Mala ‘Mala In Cuba’ (Brownswood)
The long awaited album Mala In Cuba finally dropped last week after months of expectation & the slow drip feed of teaser videos, interviews, streaming video’s & etc. Hec, so well promoted has the album been that it’s even got a website all of it’s own, unsurprisingly called “Mala In Cuba“. Phillip Neeson got his hands on a copy last week & after listening to it a few times filed the report below.
The story I’m sure you have already heard is the one about Mala (one half of production duo Digital Mystikz) visiting Cuba with Brownswood boss & 6music DJ Gilles Peterson, hitting some clubs & absorbing the countries music, then making an LP that mixes his dubstep or drum’n'bass means of production with Cuban club themes and musical flavours. Mala In Cuba, dear friend, is the result.
Undoubtedly it’s an album that works well, that flows along in a steady and fluid manner. Yet as good a job it is regarding the production and the way none of it appears awkward or out-of-place, the record also has a tendency to go down the heard-it-before, electro-jazz route too often, which is going to be a problem for those of you who prefer something more industrial and challenging. But I guess when you take the record’s premise on board, this sound was always likely to feature heavily.
Cuba Electronic is one of the better tracks here as it offers up less of the club-jazz. Instead we have Mala picking up the beat and running with it, including what sounds like some sort of animal-type sample helping it along.
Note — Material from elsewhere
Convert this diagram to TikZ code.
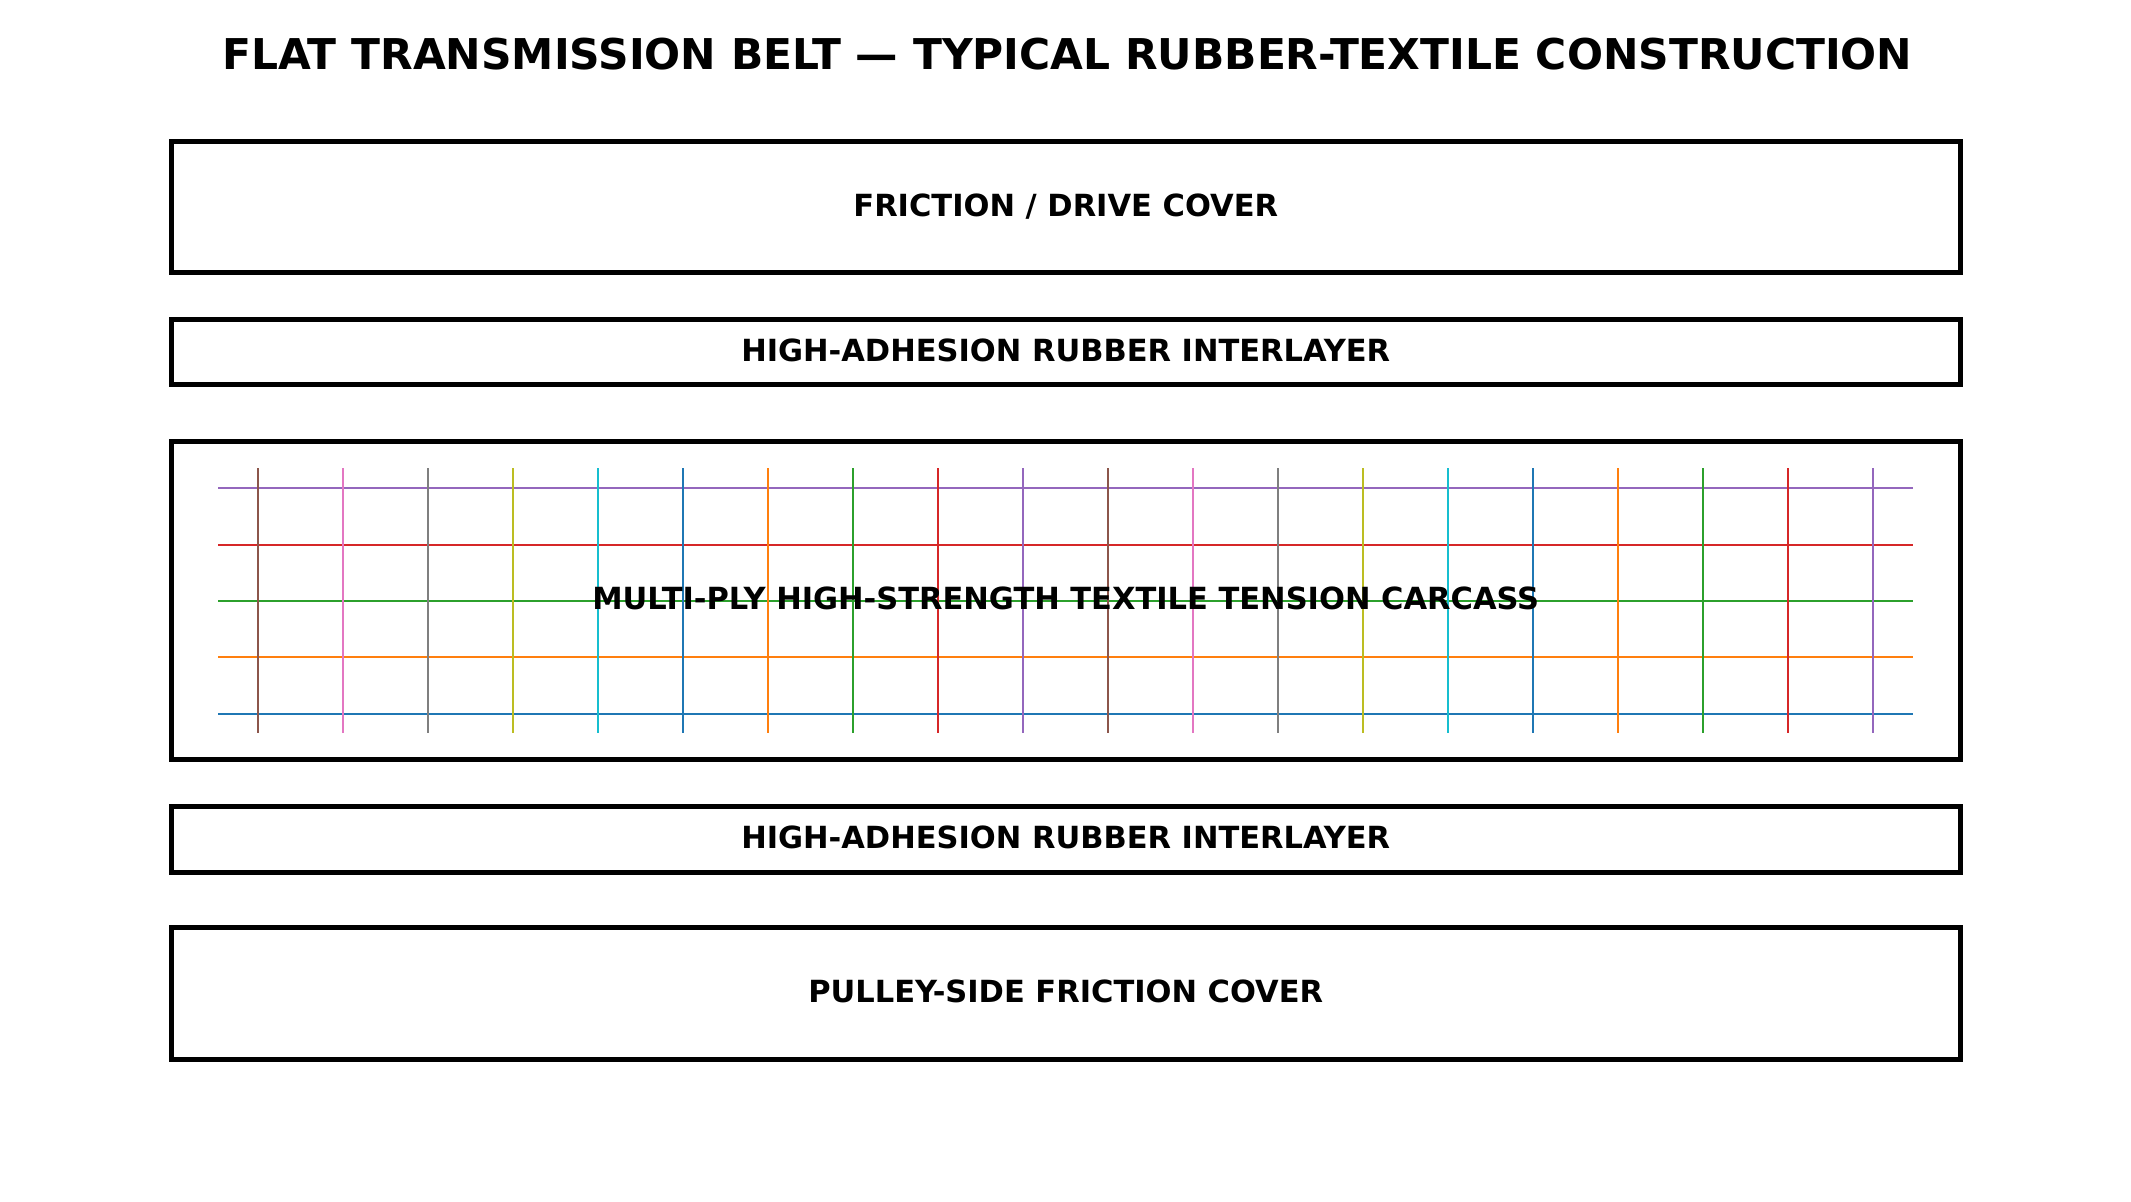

Calle F is another, where dusty piano dips in and out as Mala does his stuff, rattling together his breaks and beats, the track sounding quite like something the excellent Funki Porcini would come up with.
The darker Curfew isn’t bad either, beginning by teasing the listener into expecting some sweetness and light with its Caribbean piano touches, before something more tense and tricky takes hold.
Thematically, Mala In Cuba works fine and is to an extent an enjoyable listen, despite those moments where it is prone to drift. It is going to be held up by some as something special because of the, rightfully, well-respected individual behind it as well as the story of its making, but it must be pointed out that it’s a ‘good’ record, not a ‘great’ one.